INSTRUCTION >>
Repeat exactly and only the lines from the line containing "Write the React, TypeScript" through the line containing "Chart.register(...registerables);", both included.

PROVIDED INFORMATION >>
——————

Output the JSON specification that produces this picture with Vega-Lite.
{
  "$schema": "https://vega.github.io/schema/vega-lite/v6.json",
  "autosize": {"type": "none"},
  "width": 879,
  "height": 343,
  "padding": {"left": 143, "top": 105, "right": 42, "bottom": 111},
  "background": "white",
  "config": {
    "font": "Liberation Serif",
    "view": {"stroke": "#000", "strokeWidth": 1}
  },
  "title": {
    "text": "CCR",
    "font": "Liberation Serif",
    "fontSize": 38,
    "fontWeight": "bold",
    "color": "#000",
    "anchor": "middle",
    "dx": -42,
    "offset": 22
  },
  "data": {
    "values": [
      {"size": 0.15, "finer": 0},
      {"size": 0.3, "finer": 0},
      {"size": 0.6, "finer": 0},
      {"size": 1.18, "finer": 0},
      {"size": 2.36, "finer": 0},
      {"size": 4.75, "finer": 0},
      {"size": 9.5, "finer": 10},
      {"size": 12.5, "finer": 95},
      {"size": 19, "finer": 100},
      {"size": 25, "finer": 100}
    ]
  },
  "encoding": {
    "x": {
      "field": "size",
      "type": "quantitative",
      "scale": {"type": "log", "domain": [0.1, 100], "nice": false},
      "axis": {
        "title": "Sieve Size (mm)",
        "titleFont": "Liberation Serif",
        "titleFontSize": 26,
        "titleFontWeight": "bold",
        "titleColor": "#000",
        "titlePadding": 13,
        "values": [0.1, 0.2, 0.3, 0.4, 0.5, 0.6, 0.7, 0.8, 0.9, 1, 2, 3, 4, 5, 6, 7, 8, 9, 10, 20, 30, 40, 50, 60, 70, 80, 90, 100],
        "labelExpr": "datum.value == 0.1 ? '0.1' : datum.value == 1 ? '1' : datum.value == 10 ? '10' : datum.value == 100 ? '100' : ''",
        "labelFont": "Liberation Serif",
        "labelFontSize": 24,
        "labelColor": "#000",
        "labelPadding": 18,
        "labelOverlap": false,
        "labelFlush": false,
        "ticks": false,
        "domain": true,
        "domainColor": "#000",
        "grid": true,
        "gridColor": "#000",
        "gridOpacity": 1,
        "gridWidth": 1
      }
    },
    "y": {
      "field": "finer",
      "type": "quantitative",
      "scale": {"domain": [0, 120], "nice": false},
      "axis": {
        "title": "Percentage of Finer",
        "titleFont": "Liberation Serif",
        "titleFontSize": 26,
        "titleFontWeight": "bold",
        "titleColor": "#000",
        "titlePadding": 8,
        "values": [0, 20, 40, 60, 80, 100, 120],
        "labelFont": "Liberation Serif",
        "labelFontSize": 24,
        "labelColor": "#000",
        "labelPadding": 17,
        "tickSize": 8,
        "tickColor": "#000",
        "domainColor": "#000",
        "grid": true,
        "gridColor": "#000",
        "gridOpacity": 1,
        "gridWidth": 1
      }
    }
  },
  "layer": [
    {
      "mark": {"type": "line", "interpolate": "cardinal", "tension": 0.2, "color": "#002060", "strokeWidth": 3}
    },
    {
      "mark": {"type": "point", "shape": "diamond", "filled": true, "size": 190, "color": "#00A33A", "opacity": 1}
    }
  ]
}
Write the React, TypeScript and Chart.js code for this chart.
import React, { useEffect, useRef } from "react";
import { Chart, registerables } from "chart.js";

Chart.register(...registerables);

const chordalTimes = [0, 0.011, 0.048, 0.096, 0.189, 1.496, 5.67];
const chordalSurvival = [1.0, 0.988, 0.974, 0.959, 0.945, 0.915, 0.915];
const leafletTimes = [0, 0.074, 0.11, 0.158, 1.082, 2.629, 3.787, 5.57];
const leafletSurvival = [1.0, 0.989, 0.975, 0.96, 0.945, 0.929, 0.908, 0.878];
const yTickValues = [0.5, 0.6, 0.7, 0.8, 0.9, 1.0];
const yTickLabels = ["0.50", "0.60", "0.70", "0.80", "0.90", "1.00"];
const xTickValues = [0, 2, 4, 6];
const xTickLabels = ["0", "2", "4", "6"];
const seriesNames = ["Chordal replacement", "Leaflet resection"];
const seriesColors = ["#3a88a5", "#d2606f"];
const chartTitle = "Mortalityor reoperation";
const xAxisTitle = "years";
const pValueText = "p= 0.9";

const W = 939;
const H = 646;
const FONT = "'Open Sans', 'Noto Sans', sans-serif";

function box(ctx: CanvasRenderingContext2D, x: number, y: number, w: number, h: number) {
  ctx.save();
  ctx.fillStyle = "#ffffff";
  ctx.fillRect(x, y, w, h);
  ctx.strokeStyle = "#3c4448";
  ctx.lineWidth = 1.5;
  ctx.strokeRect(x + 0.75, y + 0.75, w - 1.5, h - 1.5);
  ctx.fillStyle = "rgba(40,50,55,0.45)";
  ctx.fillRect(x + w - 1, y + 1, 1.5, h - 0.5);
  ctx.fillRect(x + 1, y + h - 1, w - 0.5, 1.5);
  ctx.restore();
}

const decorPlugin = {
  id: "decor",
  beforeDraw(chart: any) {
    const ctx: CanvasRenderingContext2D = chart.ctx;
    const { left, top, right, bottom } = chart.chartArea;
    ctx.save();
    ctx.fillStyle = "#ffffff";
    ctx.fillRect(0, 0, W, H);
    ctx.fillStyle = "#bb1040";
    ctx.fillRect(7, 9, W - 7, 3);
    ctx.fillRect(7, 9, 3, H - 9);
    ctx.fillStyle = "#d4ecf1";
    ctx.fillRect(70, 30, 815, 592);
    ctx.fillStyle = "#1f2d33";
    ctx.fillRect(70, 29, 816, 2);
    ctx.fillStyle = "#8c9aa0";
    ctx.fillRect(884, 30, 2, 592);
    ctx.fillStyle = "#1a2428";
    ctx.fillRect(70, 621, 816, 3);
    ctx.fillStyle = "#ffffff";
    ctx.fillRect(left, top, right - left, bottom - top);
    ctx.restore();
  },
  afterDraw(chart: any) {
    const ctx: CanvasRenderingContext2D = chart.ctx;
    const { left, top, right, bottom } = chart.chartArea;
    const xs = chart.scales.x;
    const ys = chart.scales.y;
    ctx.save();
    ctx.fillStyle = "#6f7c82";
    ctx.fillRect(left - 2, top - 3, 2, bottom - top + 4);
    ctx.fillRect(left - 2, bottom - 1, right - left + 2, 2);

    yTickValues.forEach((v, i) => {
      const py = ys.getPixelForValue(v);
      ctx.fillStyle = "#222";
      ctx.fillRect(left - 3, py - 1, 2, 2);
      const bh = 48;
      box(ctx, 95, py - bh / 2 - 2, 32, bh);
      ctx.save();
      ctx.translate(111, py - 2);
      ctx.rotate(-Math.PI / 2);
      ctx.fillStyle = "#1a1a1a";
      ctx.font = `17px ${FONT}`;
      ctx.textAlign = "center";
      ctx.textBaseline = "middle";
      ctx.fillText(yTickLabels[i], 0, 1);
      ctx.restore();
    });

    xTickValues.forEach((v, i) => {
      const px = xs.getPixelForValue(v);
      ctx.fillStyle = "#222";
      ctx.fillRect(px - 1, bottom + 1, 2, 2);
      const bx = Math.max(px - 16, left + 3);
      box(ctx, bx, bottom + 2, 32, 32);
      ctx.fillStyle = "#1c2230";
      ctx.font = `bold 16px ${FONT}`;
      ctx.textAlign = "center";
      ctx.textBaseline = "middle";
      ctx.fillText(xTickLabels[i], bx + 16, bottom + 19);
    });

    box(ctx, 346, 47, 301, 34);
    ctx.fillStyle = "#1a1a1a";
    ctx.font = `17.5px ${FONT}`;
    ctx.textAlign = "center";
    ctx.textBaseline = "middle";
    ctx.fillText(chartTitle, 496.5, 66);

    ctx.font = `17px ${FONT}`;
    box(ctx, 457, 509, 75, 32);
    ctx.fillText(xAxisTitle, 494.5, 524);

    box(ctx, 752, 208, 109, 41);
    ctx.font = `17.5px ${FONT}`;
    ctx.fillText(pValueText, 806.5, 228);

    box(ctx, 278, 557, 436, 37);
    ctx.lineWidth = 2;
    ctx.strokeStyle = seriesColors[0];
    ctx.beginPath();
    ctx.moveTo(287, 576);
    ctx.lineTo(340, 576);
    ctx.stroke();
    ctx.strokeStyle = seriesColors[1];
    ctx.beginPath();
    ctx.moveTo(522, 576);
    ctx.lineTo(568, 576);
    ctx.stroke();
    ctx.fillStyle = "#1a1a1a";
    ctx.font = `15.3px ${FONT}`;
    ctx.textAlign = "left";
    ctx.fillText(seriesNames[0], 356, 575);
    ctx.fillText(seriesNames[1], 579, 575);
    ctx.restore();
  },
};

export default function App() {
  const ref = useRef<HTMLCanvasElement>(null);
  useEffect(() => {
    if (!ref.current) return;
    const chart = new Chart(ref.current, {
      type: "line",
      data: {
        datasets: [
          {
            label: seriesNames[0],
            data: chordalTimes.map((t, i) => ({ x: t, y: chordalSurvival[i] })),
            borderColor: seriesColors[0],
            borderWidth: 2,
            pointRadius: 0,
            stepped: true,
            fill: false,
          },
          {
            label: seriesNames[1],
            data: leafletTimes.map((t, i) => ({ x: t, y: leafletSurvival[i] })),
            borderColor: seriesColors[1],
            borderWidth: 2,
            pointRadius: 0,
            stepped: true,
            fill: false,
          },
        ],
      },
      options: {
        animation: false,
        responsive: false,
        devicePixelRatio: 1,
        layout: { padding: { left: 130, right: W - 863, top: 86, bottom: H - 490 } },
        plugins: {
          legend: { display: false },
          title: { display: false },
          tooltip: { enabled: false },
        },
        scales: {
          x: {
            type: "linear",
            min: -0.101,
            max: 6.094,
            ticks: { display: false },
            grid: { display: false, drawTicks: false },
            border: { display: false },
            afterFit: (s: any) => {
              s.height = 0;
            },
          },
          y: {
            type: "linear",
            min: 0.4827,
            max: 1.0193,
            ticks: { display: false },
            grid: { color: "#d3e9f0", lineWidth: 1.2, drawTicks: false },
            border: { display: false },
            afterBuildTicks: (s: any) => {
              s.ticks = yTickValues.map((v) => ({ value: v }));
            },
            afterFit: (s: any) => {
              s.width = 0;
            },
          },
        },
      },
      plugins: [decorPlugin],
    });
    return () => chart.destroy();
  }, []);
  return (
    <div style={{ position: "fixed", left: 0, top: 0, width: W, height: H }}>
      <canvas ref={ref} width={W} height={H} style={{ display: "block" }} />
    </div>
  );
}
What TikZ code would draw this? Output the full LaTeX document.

——————

FINAL ANSWER >>
Write the React, TypeScript and Chart.js code for this chart.
import React, { useEffect, useRef } from "react";
import { Chart, registerables } from "chart.js";

Chart.register(...registerables);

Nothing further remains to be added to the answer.